[Records from a dataset]
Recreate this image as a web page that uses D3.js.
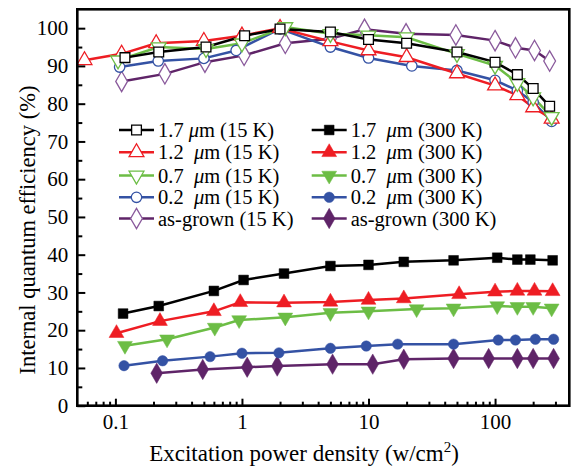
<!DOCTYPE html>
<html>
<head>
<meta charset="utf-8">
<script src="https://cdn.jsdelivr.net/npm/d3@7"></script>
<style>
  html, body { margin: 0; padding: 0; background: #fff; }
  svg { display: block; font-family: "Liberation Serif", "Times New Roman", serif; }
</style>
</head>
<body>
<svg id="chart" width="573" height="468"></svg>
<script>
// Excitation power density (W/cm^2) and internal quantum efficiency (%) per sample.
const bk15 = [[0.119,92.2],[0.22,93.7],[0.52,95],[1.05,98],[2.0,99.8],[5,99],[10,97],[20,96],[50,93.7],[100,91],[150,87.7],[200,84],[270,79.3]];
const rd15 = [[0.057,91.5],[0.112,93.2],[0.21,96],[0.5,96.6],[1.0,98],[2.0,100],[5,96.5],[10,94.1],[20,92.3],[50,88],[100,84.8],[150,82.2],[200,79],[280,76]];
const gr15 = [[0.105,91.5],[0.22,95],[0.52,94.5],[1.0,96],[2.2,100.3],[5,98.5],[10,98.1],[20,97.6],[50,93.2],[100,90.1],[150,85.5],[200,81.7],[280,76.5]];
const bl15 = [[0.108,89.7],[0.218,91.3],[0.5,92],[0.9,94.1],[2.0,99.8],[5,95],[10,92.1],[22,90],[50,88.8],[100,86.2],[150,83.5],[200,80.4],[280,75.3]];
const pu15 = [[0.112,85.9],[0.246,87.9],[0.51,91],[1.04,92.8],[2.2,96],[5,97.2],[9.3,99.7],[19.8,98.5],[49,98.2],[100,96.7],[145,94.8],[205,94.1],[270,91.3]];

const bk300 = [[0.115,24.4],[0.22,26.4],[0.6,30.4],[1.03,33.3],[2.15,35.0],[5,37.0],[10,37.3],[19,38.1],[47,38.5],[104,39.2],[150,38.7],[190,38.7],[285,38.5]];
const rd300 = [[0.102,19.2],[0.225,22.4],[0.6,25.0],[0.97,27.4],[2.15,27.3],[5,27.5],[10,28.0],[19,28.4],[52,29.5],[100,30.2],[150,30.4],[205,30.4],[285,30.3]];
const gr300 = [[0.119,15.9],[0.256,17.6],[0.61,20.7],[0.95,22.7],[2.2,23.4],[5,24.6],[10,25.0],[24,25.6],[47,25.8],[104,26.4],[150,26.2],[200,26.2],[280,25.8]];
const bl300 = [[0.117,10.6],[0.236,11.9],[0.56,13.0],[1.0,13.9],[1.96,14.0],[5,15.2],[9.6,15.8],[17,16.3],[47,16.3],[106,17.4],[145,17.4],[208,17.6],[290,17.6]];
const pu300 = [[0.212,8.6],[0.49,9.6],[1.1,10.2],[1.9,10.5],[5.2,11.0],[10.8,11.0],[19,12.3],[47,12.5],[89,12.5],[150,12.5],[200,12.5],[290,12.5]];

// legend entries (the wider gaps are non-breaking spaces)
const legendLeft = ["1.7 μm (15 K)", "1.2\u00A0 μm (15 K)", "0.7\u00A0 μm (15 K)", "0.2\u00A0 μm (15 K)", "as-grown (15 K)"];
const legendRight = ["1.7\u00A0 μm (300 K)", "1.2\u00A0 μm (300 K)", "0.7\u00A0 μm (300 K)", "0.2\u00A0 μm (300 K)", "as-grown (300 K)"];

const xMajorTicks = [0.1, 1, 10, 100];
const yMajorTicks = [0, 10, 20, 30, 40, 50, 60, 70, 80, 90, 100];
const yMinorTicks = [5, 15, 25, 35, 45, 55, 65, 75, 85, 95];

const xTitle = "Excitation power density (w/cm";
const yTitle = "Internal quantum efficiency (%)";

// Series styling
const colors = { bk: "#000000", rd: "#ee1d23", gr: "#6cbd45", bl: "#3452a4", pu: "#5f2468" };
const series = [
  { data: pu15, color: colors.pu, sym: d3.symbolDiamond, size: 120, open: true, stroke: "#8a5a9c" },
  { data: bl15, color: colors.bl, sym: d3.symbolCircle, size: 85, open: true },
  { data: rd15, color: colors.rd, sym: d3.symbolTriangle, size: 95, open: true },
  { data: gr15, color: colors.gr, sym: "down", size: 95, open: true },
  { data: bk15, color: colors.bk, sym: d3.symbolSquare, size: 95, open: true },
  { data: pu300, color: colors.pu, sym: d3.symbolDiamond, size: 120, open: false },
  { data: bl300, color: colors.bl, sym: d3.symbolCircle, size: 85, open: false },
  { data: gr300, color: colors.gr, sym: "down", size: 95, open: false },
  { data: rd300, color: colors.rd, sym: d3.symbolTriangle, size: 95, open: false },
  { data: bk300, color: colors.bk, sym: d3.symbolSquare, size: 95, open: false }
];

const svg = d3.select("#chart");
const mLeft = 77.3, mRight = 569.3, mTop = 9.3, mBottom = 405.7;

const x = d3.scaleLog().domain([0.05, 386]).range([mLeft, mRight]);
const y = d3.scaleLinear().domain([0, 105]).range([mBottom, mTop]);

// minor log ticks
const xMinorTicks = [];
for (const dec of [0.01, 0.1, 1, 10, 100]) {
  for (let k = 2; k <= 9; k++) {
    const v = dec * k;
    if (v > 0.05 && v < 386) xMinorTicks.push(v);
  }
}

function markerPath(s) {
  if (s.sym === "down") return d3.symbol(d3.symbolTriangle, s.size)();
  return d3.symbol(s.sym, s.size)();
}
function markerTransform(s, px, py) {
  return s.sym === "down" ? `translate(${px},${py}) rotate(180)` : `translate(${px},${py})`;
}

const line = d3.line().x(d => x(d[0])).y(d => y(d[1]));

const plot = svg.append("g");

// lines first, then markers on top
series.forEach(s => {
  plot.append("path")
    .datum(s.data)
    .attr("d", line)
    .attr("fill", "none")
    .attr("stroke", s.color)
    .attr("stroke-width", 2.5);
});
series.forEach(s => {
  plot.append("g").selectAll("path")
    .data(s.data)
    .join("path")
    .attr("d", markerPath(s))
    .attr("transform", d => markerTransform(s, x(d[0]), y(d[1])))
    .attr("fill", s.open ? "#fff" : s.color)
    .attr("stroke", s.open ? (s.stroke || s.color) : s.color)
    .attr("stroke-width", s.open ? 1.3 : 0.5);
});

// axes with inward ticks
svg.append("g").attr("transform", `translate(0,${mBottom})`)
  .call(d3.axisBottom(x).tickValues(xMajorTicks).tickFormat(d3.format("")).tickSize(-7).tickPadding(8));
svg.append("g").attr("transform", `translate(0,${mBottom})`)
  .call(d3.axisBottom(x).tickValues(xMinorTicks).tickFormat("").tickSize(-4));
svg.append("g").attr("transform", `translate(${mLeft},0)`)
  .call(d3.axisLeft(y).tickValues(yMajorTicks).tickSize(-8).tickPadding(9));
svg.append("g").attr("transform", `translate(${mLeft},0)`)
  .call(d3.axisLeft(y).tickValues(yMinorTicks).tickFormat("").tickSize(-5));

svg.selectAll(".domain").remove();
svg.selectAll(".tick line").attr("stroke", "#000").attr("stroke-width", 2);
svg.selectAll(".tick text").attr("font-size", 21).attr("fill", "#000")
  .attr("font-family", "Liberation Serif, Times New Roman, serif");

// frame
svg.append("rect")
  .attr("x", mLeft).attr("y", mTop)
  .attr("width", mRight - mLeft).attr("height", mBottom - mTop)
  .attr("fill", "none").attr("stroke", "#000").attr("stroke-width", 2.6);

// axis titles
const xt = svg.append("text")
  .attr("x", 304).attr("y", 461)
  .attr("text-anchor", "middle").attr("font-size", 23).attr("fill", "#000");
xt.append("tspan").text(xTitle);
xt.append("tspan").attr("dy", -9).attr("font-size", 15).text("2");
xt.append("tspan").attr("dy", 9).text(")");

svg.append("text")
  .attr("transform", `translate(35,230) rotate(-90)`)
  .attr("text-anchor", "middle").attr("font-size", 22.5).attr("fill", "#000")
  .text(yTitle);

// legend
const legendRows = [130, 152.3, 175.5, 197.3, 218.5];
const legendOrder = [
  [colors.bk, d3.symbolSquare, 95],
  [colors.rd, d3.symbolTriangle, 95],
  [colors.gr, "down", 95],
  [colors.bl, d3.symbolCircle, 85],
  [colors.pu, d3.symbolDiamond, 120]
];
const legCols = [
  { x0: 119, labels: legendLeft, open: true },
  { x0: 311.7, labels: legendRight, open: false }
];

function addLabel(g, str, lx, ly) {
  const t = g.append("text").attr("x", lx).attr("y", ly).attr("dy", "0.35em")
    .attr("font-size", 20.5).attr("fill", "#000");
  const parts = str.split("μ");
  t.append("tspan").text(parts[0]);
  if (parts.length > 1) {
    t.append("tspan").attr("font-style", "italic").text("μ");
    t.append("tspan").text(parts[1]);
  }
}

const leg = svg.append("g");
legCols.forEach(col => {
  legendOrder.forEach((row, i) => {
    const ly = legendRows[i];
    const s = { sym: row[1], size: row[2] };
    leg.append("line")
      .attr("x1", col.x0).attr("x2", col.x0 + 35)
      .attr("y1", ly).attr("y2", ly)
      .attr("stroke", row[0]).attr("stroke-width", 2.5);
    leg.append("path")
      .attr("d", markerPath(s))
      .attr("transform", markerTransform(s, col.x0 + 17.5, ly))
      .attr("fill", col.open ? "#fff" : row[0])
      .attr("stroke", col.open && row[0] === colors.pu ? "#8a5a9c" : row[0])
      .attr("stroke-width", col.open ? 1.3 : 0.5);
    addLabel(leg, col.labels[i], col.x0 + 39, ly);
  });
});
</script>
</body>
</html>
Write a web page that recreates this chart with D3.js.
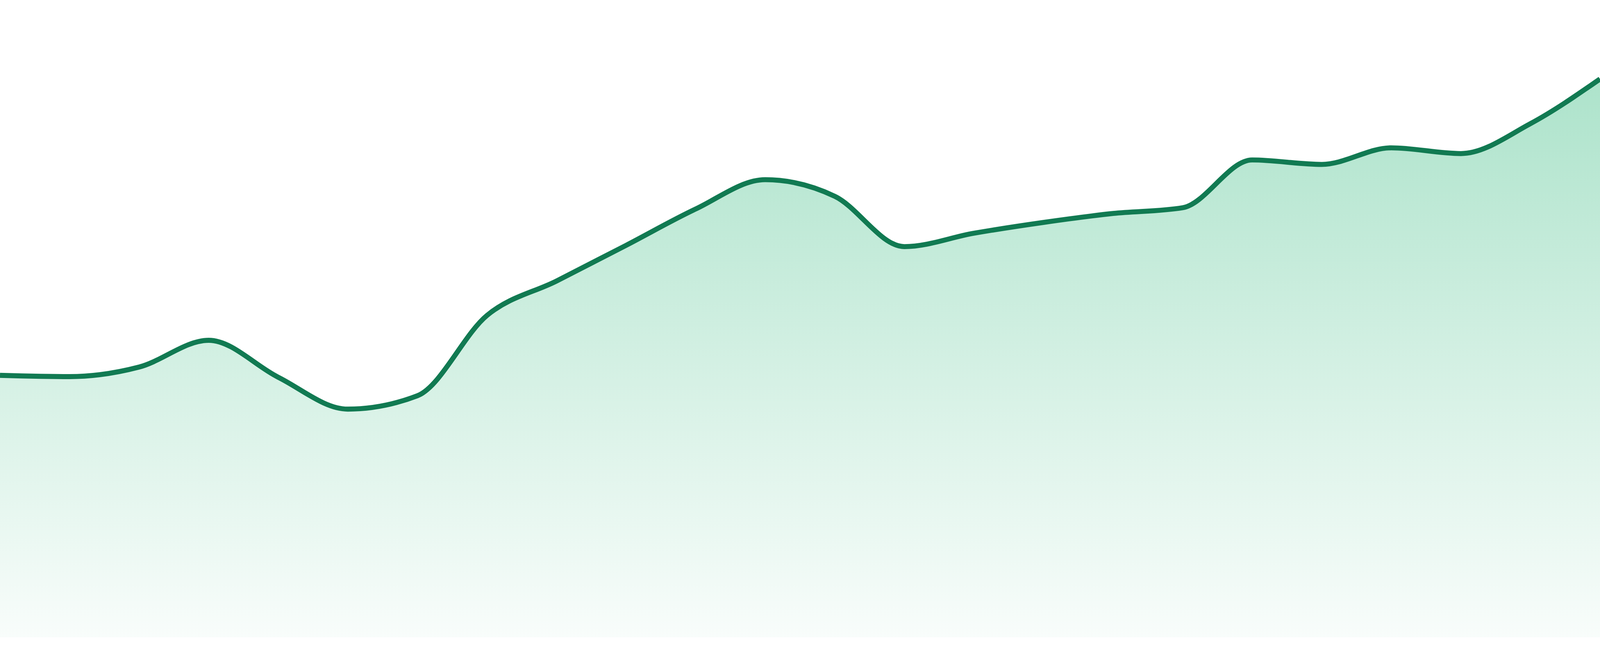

_Written instruction_: From the records given above, copy all lines containing "page".

_Output of the exercise_:
Recreate this image as a web page that uses D3.js.
Write a web page that recreates this chart with D3.js.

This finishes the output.